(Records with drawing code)
=======
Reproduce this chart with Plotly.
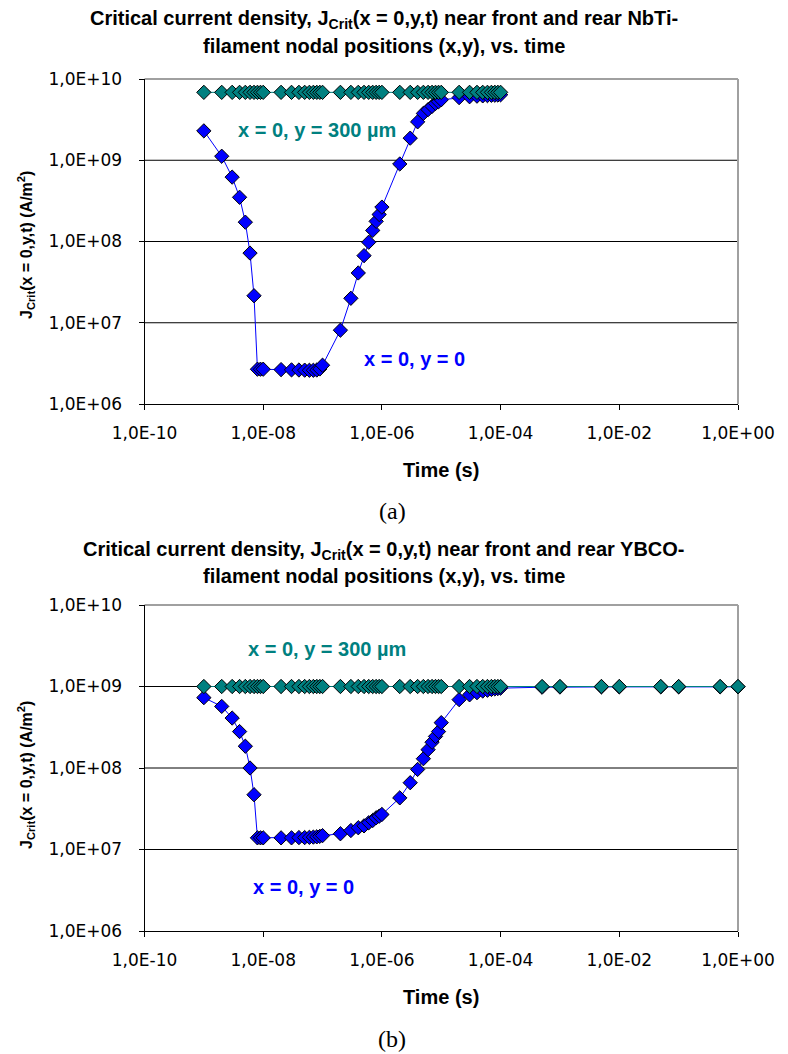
import plotly.graph_objects as go

# ---------------- data ----------------
time_a = [1e-9, 2e-9, 3e-9, 4e-9, 5e-9, 6e-9, 7e-9, 8e-9, 9e-9,
          1e-8, 2e-8, 3e-8, 4e-8, 5e-8, 6e-8, 7e-8, 8e-8, 9e-8,
          1e-7, 2e-7, 3e-7, 4e-7, 5e-7, 6e-7, 7e-7, 8e-7, 9e-7,
          1e-6, 2e-6, 3e-6, 4e-6, 5e-6, 6e-6, 7e-6, 8e-6, 9e-6,
          1e-5, 2e-5, 3e-5, 4e-5, 5e-5, 6e-5, 7e-5, 8e-5, 9e-5,
          1e-4]

nbti_y0 = [2.3e9, 1.12e9, 6.2e8, 3.5e8, 1.73e8, 7.2e7, 2.15e7, 2.68e6, 2.68e6,
           2.68e6, 2.65e6, 2.63e6, 2.62e6, 2.61e6, 2.6e6, 2.6e6, 2.62e6, 2.7e6,
           3.0e6, 8.1e6, 2.0e7, 4.1e7, 6.7e7, 9.8e7, 1.37e8, 1.77e8, 2.15e8,
           2.65e8, 9.0e8, 1.87e9, 2.97e9, 3.77e9, 4.2e9, 4.6e9, 5.0e9, 5.25e9,
           5.55e9, 5.9e9, 6.05e9, 6.15e9, 6.2e9, 6.25e9, 6.3e9, 6.32e9, 6.35e9,
           6.4e9]

nbti_y300 = [6.85e9] * 46

time_b = [1e-9, 2e-9, 3e-9, 4e-9, 5e-9, 6e-9, 7e-9, 8e-9, 9e-9,
          1e-8, 2e-8, 3e-8, 4e-8, 5e-8, 6e-8, 7e-8, 8e-8, 9e-8,
          1e-7, 2e-7, 3e-7, 4e-7, 5e-7, 6e-7, 7e-7, 8e-7, 9e-7,
          1e-6, 2e-6, 3e-6, 4e-6, 5e-6, 6e-6, 7e-6, 8e-6, 9e-6,
          1e-5, 2e-5, 3e-5, 4e-5, 5e-5, 6e-5, 7e-5, 8e-5, 9e-5,
          1e-4, 5e-4, 1e-3, 5e-3, 1e-2, 5e-2, 1e-1, 5e-1, 1e0]

ybco_y0 = [7.3e8, 5.7e8, 4.1e8, 2.8e8, 1.85e8, 1.0e8, 4.7e7, 1.39e7, 1.39e7,
           1.39e7, 1.39e7, 1.39e7, 1.4e7, 1.4e7, 1.41e7, 1.42e7, 1.43e7, 1.45e7,
           1.48e7, 1.56e7, 1.71e7, 1.85e7, 1.95e7, 2.13e7, 2.27e7, 2.45e7, 2.56e7,
           2.69e7, 4.3e7, 6.6e7, 9.6e7, 1.3e8, 1.68e8, 2.07e8, 2.44e8, 2.8e8,
           3.6e8, 6.9e8, 7.9e8, 8.4e8, 8.8e8, 9.0e8, 9.2e8, 9.35e8, 9.45e8,
           9.55e8, 9.8e8, 9.85e8, 9.9e8, 9.9e8, 9.9e8, 9.9e8, 9.9e8, 9.9e8]

ybco_y300 = [1.0e9] * 54

x_tickvals = [1e-10, 1e-8, 1e-6, 1e-4, 1e-2, 1e0]
x_ticktext = ["1,0E-10", "1,0E-08", "1,0E-06", "1,0E-04", "1,0E-02", "1,0E+00"]
y_tickvals = [1e6, 1e7, 1e8, 1e9, 1e10]
y_ticktext = ["1,0E+06", "1,0E+07", "1,0E+08", "1,0E+09", "1,0E+10"]

title_a = ["Critical current density, J<sub>Crit</sub>(x = 0,y,t) near front and rear NbTi-",
           "filament nodal positions (x,y), vs. time"]
title_b = ["Critical current density, J<sub>Crit</sub>(x = 0,y,t) near front and rear YBCO-",
           "filament nodal positions (x,y), vs. time"]
ytitle = "J<sub>Crit</sub>(x = 0,y,t) (A/m<sup>2</sup>)"
xtitle = "Time (s)"
label_300 = "x = 0, y = 300 µm"
label_0 = "x = 0, y = 0"

# ---------------- style ----------------
W, H = 788, 1054
BLUE = "#0000FF"
TEAL = "#008080"
SANS = "Liberation Sans, Arial, sans-serif"
TICKSANS = "DejaVu Sans, Verdana, sans-serif"

def px(x):
    return x / W

def py(y):
    return 1 - y / H

X0, X1 = 144.5, 738
PANELS = [  # top, bottom pixel of plot area
    (79, 404),
    (605, 931),
]

fig = go.Figure()

marker_common = dict(symbol="diamond", size=11, line=dict(color="black", width=1))

series = [
    (time_a, nbti_y0, nbti_y300, "x", "y"),
    (time_b, ybco_y0, ybco_y300, "x2", "y2"),
]
for t, y0, y300, xa, ya in series:
    fig.add_trace(go.Scatter(x=t, y=y0, mode="lines+markers", xaxis=xa, yaxis=ya,
                             line=dict(color=BLUE, width=1), cliponaxis=False,
                             marker=dict(color=BLUE, **marker_common)))
    fig.add_trace(go.Scatter(x=t, y=y300, mode="lines+markers", xaxis=xa, yaxis=ya,
                             line=dict(color=TEAL, width=1), cliponaxis=False,
                             marker=dict(color=TEAL, **marker_common)))

tickfont = dict(family=TICKSANS, size=17, color="black")
for i, (top, bot) in enumerate(PANELS):
    sfx = "" if i == 0 else str(i + 1)
    fig.update_layout(**{
        "xaxis" + sfx: dict(
            domain=[px(X0), px(X1)], anchor="y" + sfx, type="log", range=[-10, 0],
            tickvals=x_tickvals, ticktext=x_ticktext, ticks="outside", ticklen=5,
            tickcolor="black", showline=True, linecolor="black", linewidth=1,
            showgrid=False, zeroline=False, tickfont=tickfont, ticklabelstandoff=9,
            automargin=False,
        ),
        "yaxis" + sfx: dict(
            domain=[py(bot), py(top)], anchor="x" + sfx, type="log", range=[6, 10],
            tickvals=y_tickvals, ticktext=y_ticktext, ticks="outside", ticklen=5,
            tickcolor="black", showline=True, linecolor="black", linewidth=1,
            showgrid=False, zeroline=False,
            tickfont=tickfont, ticklabelstandoff=13, automargin=False,
        ),
    })
    xd = "x" + sfx + " domain"
    yd = "y" + sfx + " domain"
    # horizontal gridlines at 1E+07, 1E+08, 1E+09 (domain fractions of the 4-decade axis)
    for frac in (0.25, 0.5, 0.75):
        fig.add_shape(type="line", xref=xd, yref=yd, x0=0, x1=1, y0=frac, y1=frac,
                      line=dict(color="black", width=1), layer="below")
    # gray plot-area border (top & right)
    fig.add_shape(type="line", xref=xd, yref=yd, x0=0, x1=1, y0=1, y1=1,
                  line=dict(color="#A0A0A0", width=2), layer="below")
    fig.add_shape(type="line", xref=xd, yref=yd, x0=1, x1=1, y0=0, y1=1,
                  line=dict(color="#A0A0A0", width=2), layer="below")

def ann(text, x, y, size, color="black", bold=True, family=SANS, angle=0):
    fig.add_annotation(text=("<b>%s</b>" % text) if bold else text,
                       x=px(x), y=py(y), xref="paper", yref="paper",
                       xanchor="center", yanchor="middle", showarrow=False,
                       textangle=angle,
                       font=dict(family=family, size=size, color=color))

# titles
ann(title_a[0], 384, 19, 20)
ann(title_a[1], 384, 46, 20)
ann(title_b[0], 384, 550, 20)
ann(title_b[1], 384, 576, 20)

# axis titles
ann(ytitle, 26, 245, 16, angle=-90)
ann(ytitle, 26, 775, 16, angle=-90)
ann(xtitle, 441, 470, 20)
ann(xtitle, 441, 997, 20)

# series labels
ann(label_300, 317, 130, 20, color=TEAL)
ann(label_0, 414, 359, 20, color=BLUE)
ann(label_300, 327, 649, 20, color=TEAL)
ann(label_0, 303, 887, 20, color=BLUE)

# panel captions
ann("(a)", 392, 511, 24, bold=False, family="Liberation Serif, Times New Roman, serif")
ann("(b)", 392, 1039, 24, bold=False, family="Liberation Serif, Times New Roman, serif")

fig.update_layout(width=W, height=H, margin=dict(l=0, r=0, t=0, b=0, autoexpand=False),
                  paper_bgcolor="white", plot_bgcolor="white", showlegend=False)

fig.write_html("out.html", config={"displayModeBar": False},
               post_script="document.body.style.margin='0px';document.body.style.padding='0px';")
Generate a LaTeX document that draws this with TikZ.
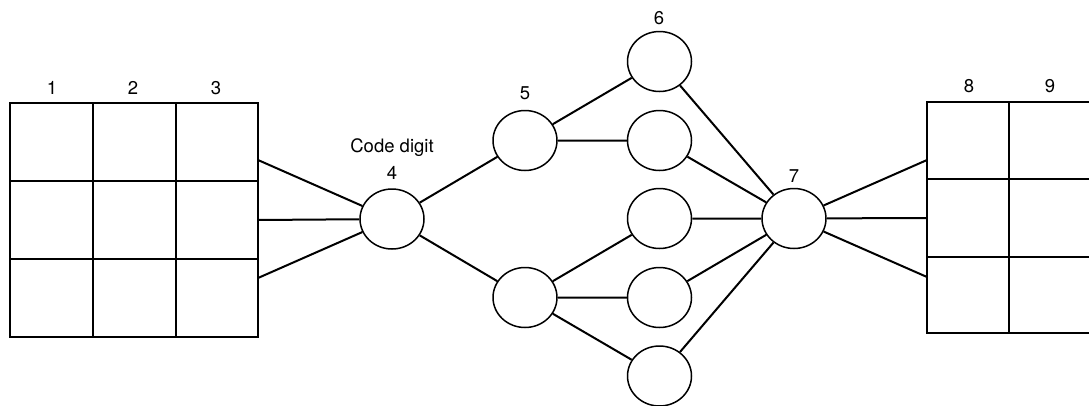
=======
## Instructions to follow
Copy exactly the lines running from the beginning of the listing through the line that has "1e-4, 5e-4, 1e-3, 5e-3, 1e-2, 5e-2, 1e-1, 5e-1, 1e0]". Drop the pictures.

## Solved exercise
Reproduce this chart with Plotly.
import plotly.graph_objects as go

# ---------------- data ----------------
time_a = [1e-9, 2e-9, 3e-9, 4e-9, 5e-9, 6e-9, 7e-9, 8e-9, 9e-9,
          1e-8, 2e-8, 3e-8, 4e-8, 5e-8, 6e-8, 7e-8, 8e-8, 9e-8,
          1e-7, 2e-7, 3e-7, 4e-7, 5e-7, 6e-7, 7e-7, 8e-7, 9e-7,
          1e-6, 2e-6, 3e-6, 4e-6, 5e-6, 6e-6, 7e-6, 8e-6, 9e-6,
          1e-5, 2e-5, 3e-5, 4e-5, 5e-5, 6e-5, 7e-5, 8e-5, 9e-5,
          1e-4]

nbti_y0 = [2.3e9, 1.12e9, 6.2e8, 3.5e8, 1.73e8, 7.2e7, 2.15e7, 2.68e6, 2.68e6,
           2.68e6, 2.65e6, 2.63e6, 2.62e6, 2.61e6, 2.6e6, 2.6e6, 2.62e6, 2.7e6,
           3.0e6, 8.1e6, 2.0e7, 4.1e7, 6.7e7, 9.8e7, 1.37e8, 1.77e8, 2.15e8,
           2.65e8, 9.0e8, 1.87e9, 2.97e9, 3.77e9, 4.2e9, 4.6e9, 5.0e9, 5.25e9,
           5.55e9, 5.9e9, 6.05e9, 6.15e9, 6.2e9, 6.25e9, 6.3e9, 6.32e9, 6.35e9,
           6.4e9]

nbti_y300 = [6.85e9] * 46

time_b = [1e-9, 2e-9, 3e-9, 4e-9, 5e-9, 6e-9, 7e-9, 8e-9, 9e-9,
          1e-8, 2e-8, 3e-8, 4e-8, 5e-8, 6e-8, 7e-8, 8e-8, 9e-8,
          1e-7, 2e-7, 3e-7, 4e-7, 5e-7, 6e-7, 7e-7, 8e-7, 9e-7,
          1e-6, 2e-6, 3e-6, 4e-6, 5e-6, 6e-6, 7e-6, 8e-6, 9e-6,
          1e-5, 2e-5, 3e-5, 4e-5, 5e-5, 6e-5, 7e-5, 8e-5, 9e-5,
          1e-4, 5e-4, 1e-3, 5e-3, 1e-2, 5e-2, 1e-1, 5e-1, 1e0]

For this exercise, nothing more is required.